The Colorado Department of Transportation announced on Monday that “a series of television public announcement spots will air across the state beginning in March, warning drivers that offenders will face similar penalties to those caught driving under the influence of alcohol.”
Recreational marijuana stores opened in Colorado two weeks ago, and, according to Reuters, “handouts and posters will be distributed at the state’s marijuana shops as part of the public service campaign funded by the National Highway Traffic Safety Administration.”
Though Colorado passed a law in 2012 allowing adults to use small amounts of marijuana, residents cannot consume pot in public and cannot have “open containers of cannabis in motor vehicles.” Colorado lawmakers also passed a “driving-while-stoned law that set a 5-nanogram per-milliliter of blood threshold for tetrahydrocannabinol, the psychoactive property in marijuana, [and] police agencies across the state have so-called drug recognition experts to detect drivers suspected of being under the influence” of marijuana.

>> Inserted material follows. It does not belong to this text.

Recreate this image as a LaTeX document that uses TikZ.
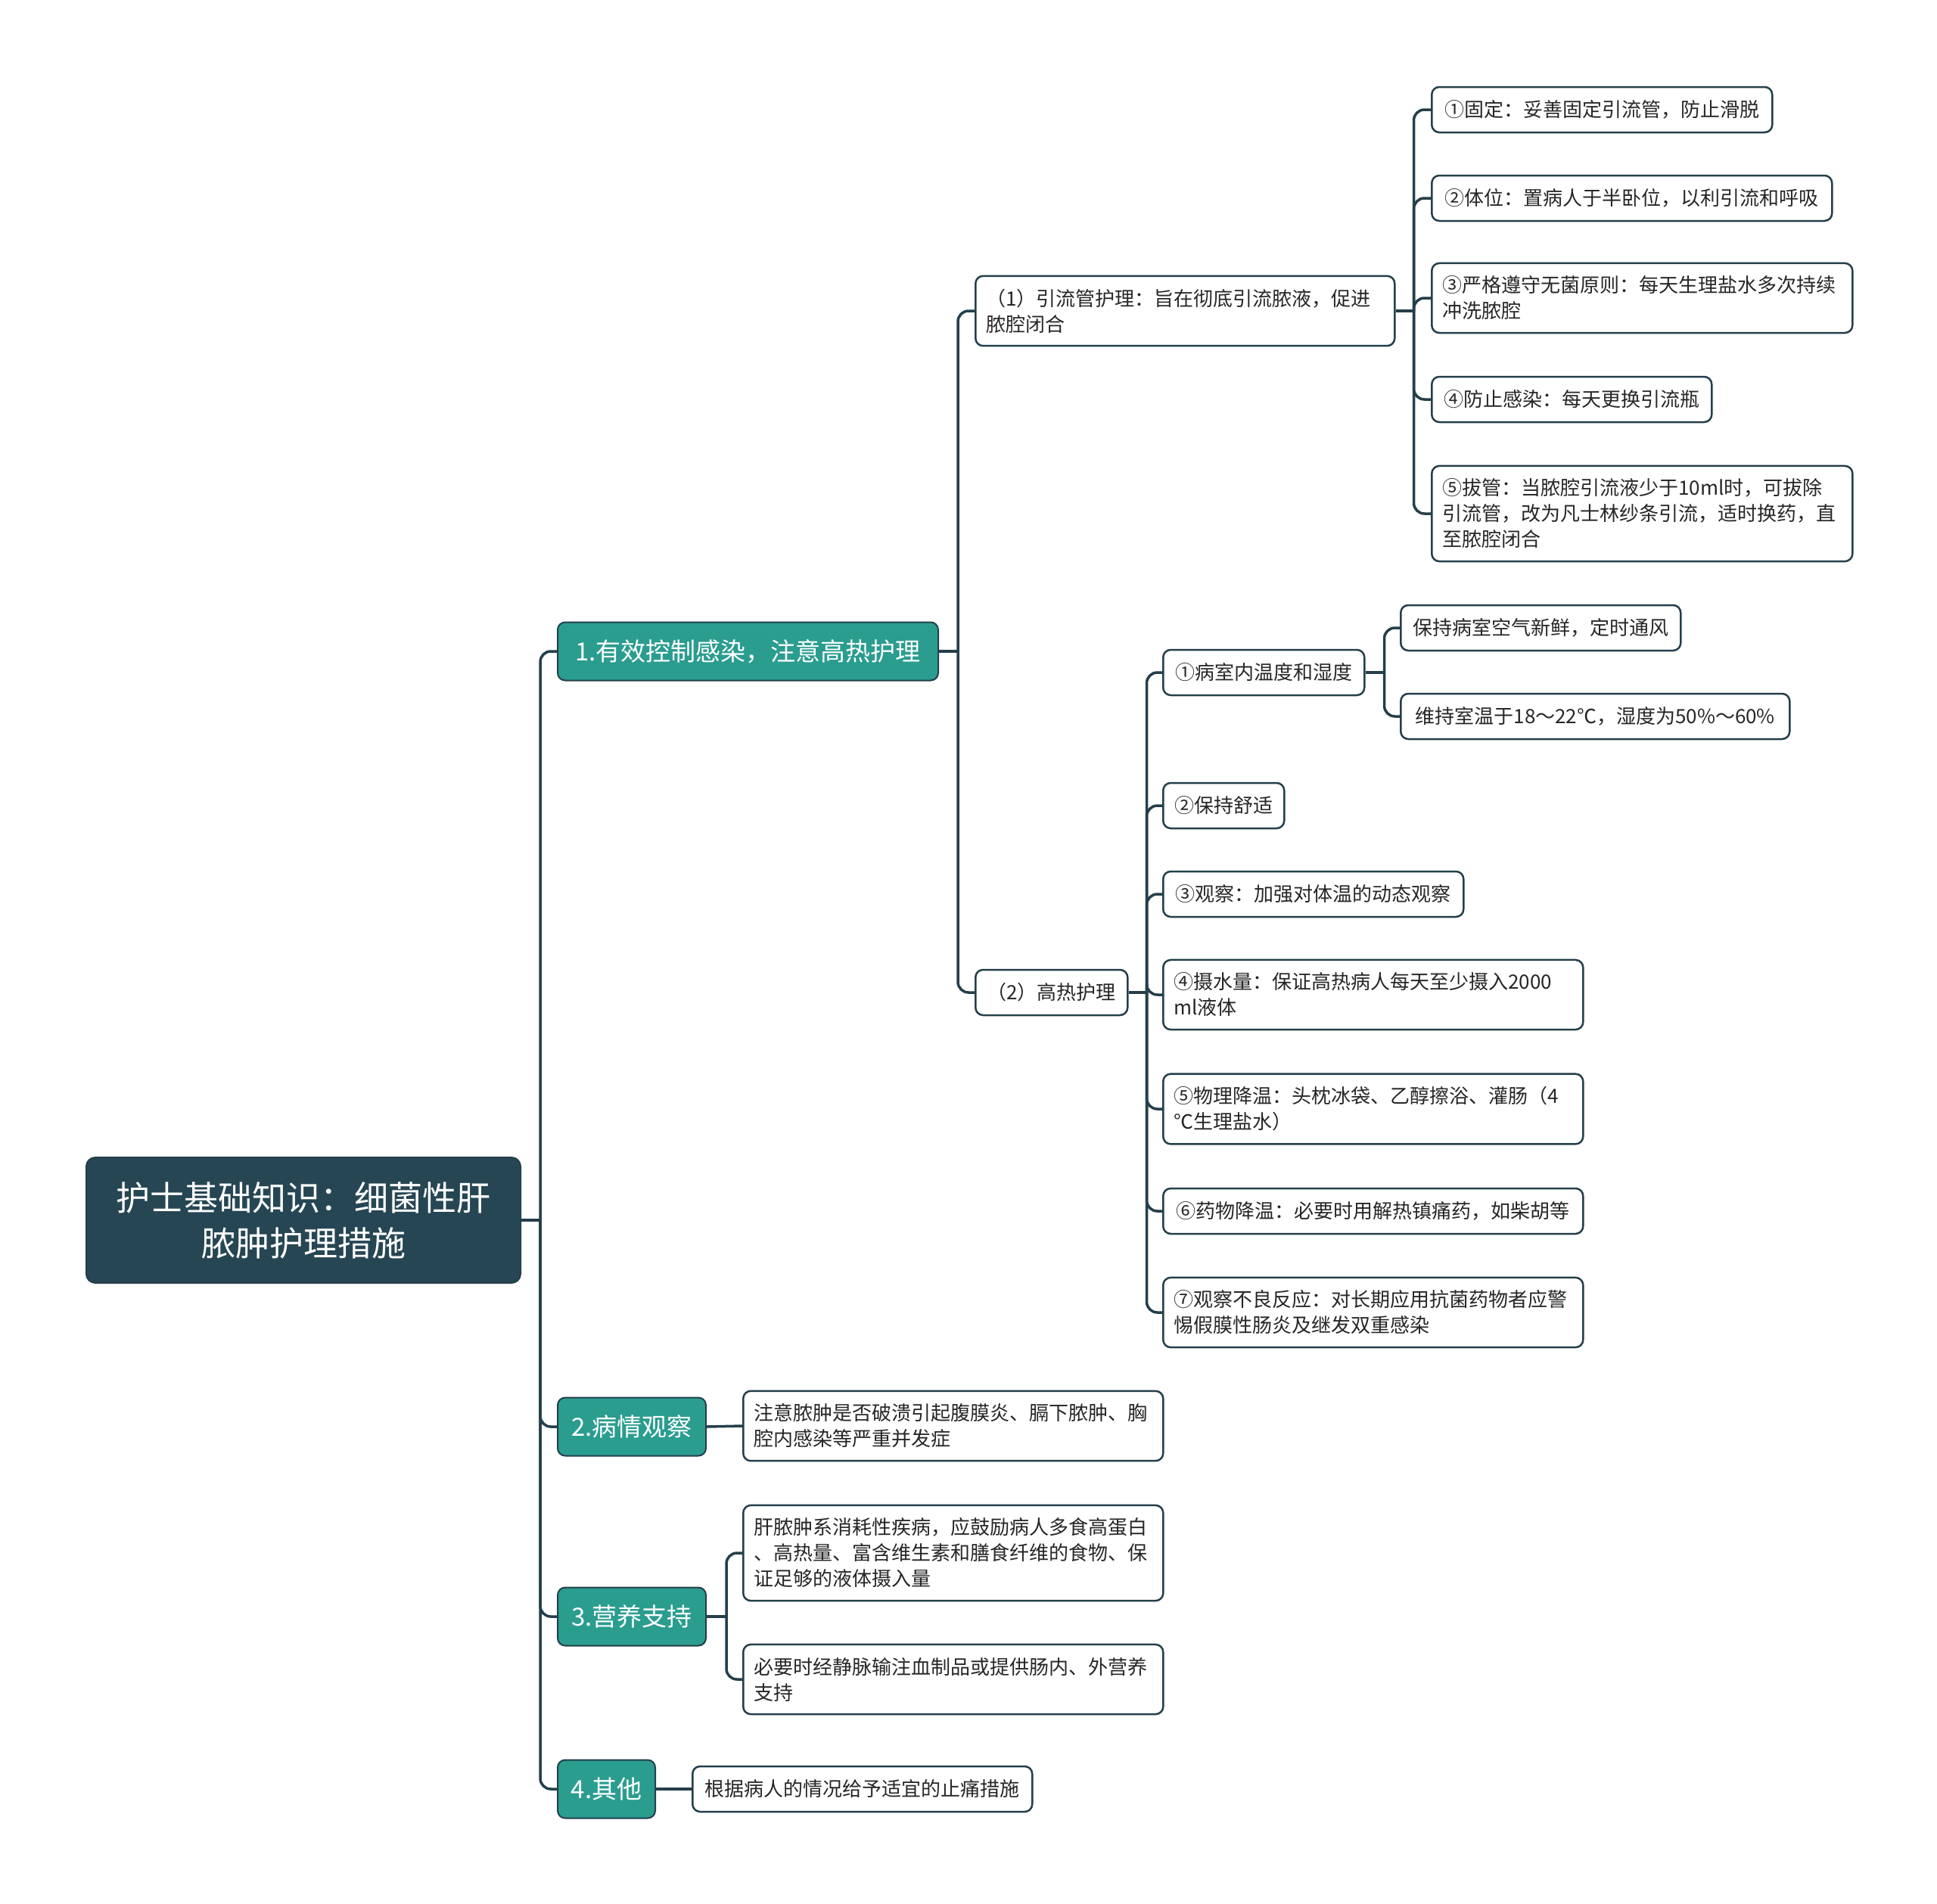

“There are some who do not feel that marijuana can impair driving but it does,” Darrell Lingk, director of Colorado’s Office of Transportation Safety, told Reuters. “Marijuana affects reaction time, short-term memory, hand-eye coordination, concentration and perception of time and distance.”
Just this weekend, the Colorado State Patrol said a “23-year-old suburban Denver man was arrested and charged with driving under the influence of drugs after he crashed into two state patrol cruisers that were stopped on a highway.” He was high on marijuana.